I never once imagined myself affecting people’s lives in such a positive way. Your comments here and at my advocacy sites remind me that I am making a difference every day. I stumbled in the beginning but in time, I evolved with the role. In a recent post, I touched a bit on how much I have grown into this role and like everything else in my life, I take personally. If I make a decision to take something on, I take it on with the best of ability. In the beginning, as I muddled along as the new advocate for a new arthritis website, I did what I needed to do feel useful and important because RA and fibromyalgia had, in a way, taken that from me. The more I grew into the role, the more I felt a sense of accomplishment – and not the kind you get from achieving a goal, but the kind of accomplishment where you feel like you have touched a life. As time went on, I realized I was good at what I did, and whether it was reaching out to my blog readers or the members of my advocacy sites, I was darn good at it. How about that for tooting my own horn? I had taken something I knew and turned it into something I became an expert at and I am pretty pleased with that.
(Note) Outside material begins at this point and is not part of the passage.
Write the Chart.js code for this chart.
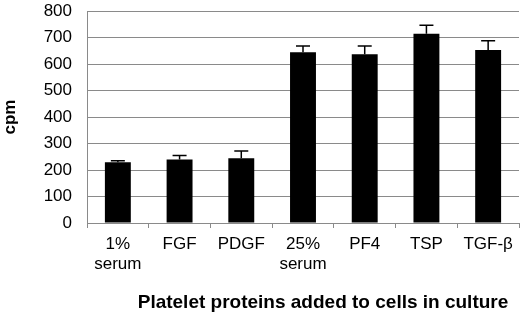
<!DOCTYPE html>
<html>
<head>
<meta charset="utf-8">
<script src="https://cdn.jsdelivr.net/npm/chart.js@4"></script>
<style>
  html,body{margin:0;padding:0;background:#fff;}
  #wrap{width:520px;height:326px;}
</style>
</head>
<body>
<div id="wrap"><canvas id="chart" width="520" height="326"></canvas></div>
<script>
const categories = [['1%','serum'], 'FGF', 'PDGF', ['25%','serum'], 'PF4', 'TSP', 'TGF-\u03b2'];
const cpmValues = [229, 240, 244, 644, 637, 714, 653];
const cpmErrors = [6, 15, 28, 24, 31, 32, 35];
const yTicks = [0, 100, 200, 300, 400, 500, 600, 700, 800];
const xTitle = 'Platelet proteins added to cells in culture';

// error bars, upper side only
const errorBars = {
  id: 'errorBars',
  afterDatasetsDraw(chart) {
    const ctx = chart.ctx;
    const yScale = chart.scales.y;
    const meta = chart.getDatasetMeta(0);
    ctx.save();
    ctx.strokeStyle = '#000';
    ctx.lineWidth = 1.5;
    meta.data.forEach((bar, i) => {
      const top = yScale.getPixelForValue(cpmValues[i]);
      const hi = yScale.getPixelForValue(cpmValues[i] + cpmErrors[i]);
      ctx.beginPath();
      ctx.moveTo(bar.x, top);
      ctx.lineTo(bar.x, hi);
      ctx.moveTo(bar.x - 7, hi);
      ctx.lineTo(bar.x + 7, hi);
      ctx.stroke();
    });
    ctx.restore();
  }
};

// x title sits a bit right of the plot centre in the original
const bottomTitle = {
  id: 'bottomTitle',
  afterDraw(chart) {
    const ctx = chart.ctx;
    const area = chart.chartArea;
    ctx.save();
    ctx.fillStyle = '#000';
    ctx.font = 'bold 19px "Liberation Sans", Arial';
    ctx.textAlign = 'center';
    ctx.textBaseline = 'middle';
    ctx.fillText(xTitle, (area.left + area.right) / 2 + 20, chart.height - 23);
    ctx.restore();
  }
};

new Chart('chart', {
  type: 'bar',
  data: {
    labels: categories,
    datasets: [{
      data: cpmValues,
      backgroundColor: '#000',
      borderWidth: 0,
      barPercentage: 0.42,
      categoryPercentage: 1
    }]
  },
  options: {
    responsive: false,
    animation: false,
    layout: {padding: {top: 11, right: 1, left: 0, bottom: 0}},
    plugins: {legend: {display: false}, tooltip: {enabled: false}},
    scales: {
      x: {
        grid: {display: true, drawOnChartArea: false, color: '#8a8a8a', tickLength: 5, offset: true},
        border: {color: '#8a8a8a'},
        ticks: {color: '#000', font: {family: 'Liberation Sans, Arial', size: 17, lineHeight: 1.18}, padding: 6, maxRotation: 0, autoSkip: false},
        afterFit(scale) { scale.height = 103; scale.paddingLeft = 0; scale.paddingRight = 0; }
      },
      y: {
        min: 0, max: 800,
        afterBuildTicks(scale) { scale.ticks = yTicks.map(v => ({value: v})); },
        grid: {color: '#8a8a8a', drawTicks: false},
        border: {color: '#8a8a8a'},
        ticks: {color: '#000', font: {family: 'Liberation Sans, Arial', size: 17}, padding: 15},
        title: {display: true, text: 'cpm', color: '#000',
                font: {family: 'Liberation Sans, Arial', size: 17, weight: 'bold'}, padding: 0},
        afterFit(scale) { scale.width = 87; scale.paddingTop = 0; scale.paddingBottom = 0; }
      }
    }
  },
  plugins: [errorBars, bottomTitle]
});
</script>
</body>
</html>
It is a good thing I became an expert advocator because my biggest test came after my brother was hospitalized. He had cancer and by the time it was discovered, he was too far gone to be saved. I found myself fighting for my brother like I was fighting for my own life. I found myself fighting with insurance companies and medical professionals. I spent many long nights reading up about treatment options and many long days reaching out to experts on the topic. I did everything I could but my brother’s cancer battled ended five days before Christmas and six days before my 35th birthday. It took me awhile to grasp what I had happened and in the beginning, I felt like I had failed him. It took some time but I finally came to terms with this and I realized that I was there when he felt the most alone he had ever felt in his entire life. I stood up for him when he couldn’t stand up for himself. I was his voice when he didn’t have one. I did everything that made him proud to call me his big sister. As I advocate, I advocate in his memory. My brother saw me fight every day for him and I continue to fight for him in the best way that I know how. There are medical bills that need to be paid and other financial business that my brother left behind so my advocating for him hasn’t really ended – it has just taken a different tone. What I know is that my brother relied on me to be his voice and his strength when he didn’t have a voice and his strength ran out and it is something I will continue to do in order to keep his memory alive.
Advocacy has changed my perspective and I see success in emails, voices, and faces of those I have reached. I don’t remember wanting to this role but now that I have it, I like how it feels. I don’t know how my readers perceive me but I don’t see myself as a super advocate or as a superwoman. However, sometimes I think some people in my life think I am made of steel but contrary to that, I am not. I believe in being real and in showing people that your own strength is not something you can always count on and that is okay. Sometimes, you need someone else to be strong for you and there will be times when you will have to be strong for someone else. Strength is something no one has to take on alone.